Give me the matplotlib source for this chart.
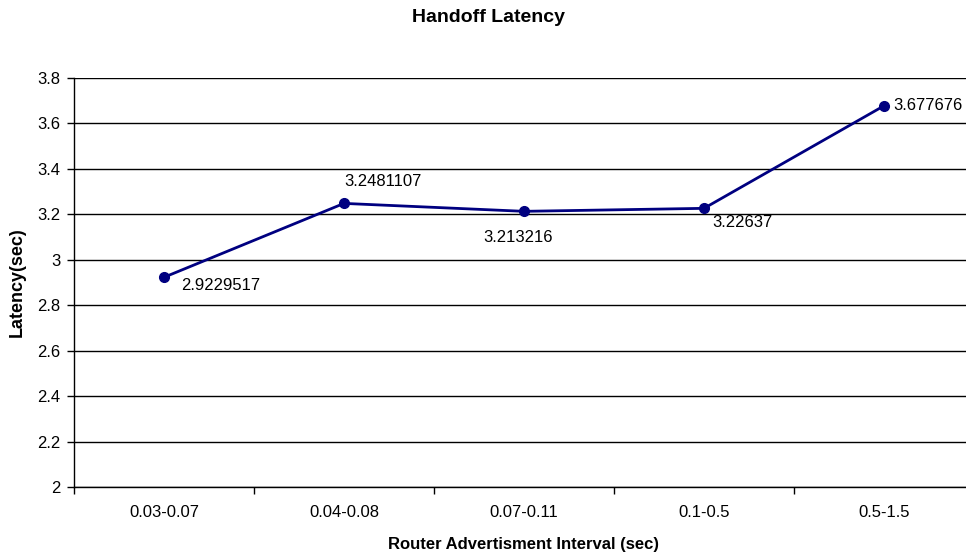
import matplotlib.pyplot as plt

plt.rcParams['font.family'] = ['Liberation Sans', 'DejaVu Sans']

intervals = ['0.03-0.07', '0.04-0.08', '0.07-0.11', '0.1-0.5', '0.5-1.5']
latency = [2.9229517, 3.2481107, 3.213216, 3.22637, 3.677676]
point_labels = ['2.9229517', '3.2481107', '3.213216', '3.22637', '3.677676']

fig = plt.figure(figsize=(9.66, 5.6), dpi=100)
ax = fig.add_axes([74 / 966, 1 - 487 / 560, 900 / 966, (487 - 78) / 560])

x = list(range(len(intervals)))
ax.plot(x, latency, color='#000080', lw=2, marker='o', ms=7, zorder=3, clip_on=False)

# label offsets (points) roughly where the original puts them
offsets = [(12, -6), (0, 16), (-4, -19), (6, -10), (7, 0)]
aligns = ['left', 'left', 'center', 'left', 'left']
for xi, yi, lab, off, ha in zip(x, latency, point_labels, offsets, aligns):
    ax.annotate(lab, (xi, yi), xytext=off, textcoords='offset points',
                ha=ha, va='center', fontsize=12)

ax.set_xlim(-0.5, len(intervals) - 0.5)
ax.set_ylim(2, 3.8)
ax.set_yticks([2 + 0.2 * i for i in range(10)])
ax.set_yticklabels(['2', '2.2', '2.4', '2.6', '2.8', '3', '3.2', '3.4', '3.6', '3.8'])
ax.set_xticks(x)
ax.set_xticklabels(intervals)
ax.set_xticks([i + 0.5 for i in range(-1, len(intervals))], minor=True)
ax.tick_params(axis='x', which='major', length=0, pad=13, labelsize=12)
ax.tick_params(axis='x', which='minor', length=5, width=1, direction='out')
ax.tick_params(axis='y', length=5, width=1, direction='out', labelsize=12, pad=5)

ax.grid(axis='y', color='black', lw=1)
ax.set_axisbelow(True)
for s in ['top', 'right']:
    ax.spines[s].set_visible(False)
ax.spines['left'].set_linewidth(1)
ax.spines['bottom'].set_linewidth(1)

ax.set_ylabel('Latency(sec)', fontsize=13, fontweight='bold', labelpad=8)
ax.set_xlabel('Router Advertisment Interval (sec)', fontsize=12, fontweight='bold', labelpad=12)
fig.suptitle('Handoff Latency', fontsize=14, fontweight='bold', x=489 / 966, y=1 - 17 / 560, va='center')

fig.savefig('out.png', dpi=100)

Requirement: Leave the pictures out and reproduce exactly the lines from the top of the listing above through the line with "ms=7, zorder=3, clip_on=False)".

Task solution:
Give me the matplotlib source for this chart.
import matplotlib.pyplot as plt

plt.rcParams['font.family'] = ['Liberation Sans', 'DejaVu Sans']

intervals = ['0.03-0.07', '0.04-0.08', '0.07-0.11', '0.1-0.5', '0.5-1.5']
latency = [2.9229517, 3.2481107, 3.213216, 3.22637, 3.677676]
point_labels = ['2.9229517', '3.2481107', '3.213216', '3.22637', '3.677676']

fig = plt.figure(figsize=(9.66, 5.6), dpi=100)
ax = fig.add_axes([74 / 966, 1 - 487 / 560, 900 / 966, (487 - 78) / 560])

x = list(range(len(intervals)))
ax.plot(x, latency, color='#000080', lw=2, marker='o', ms=7, zorder=3, clip_on=False)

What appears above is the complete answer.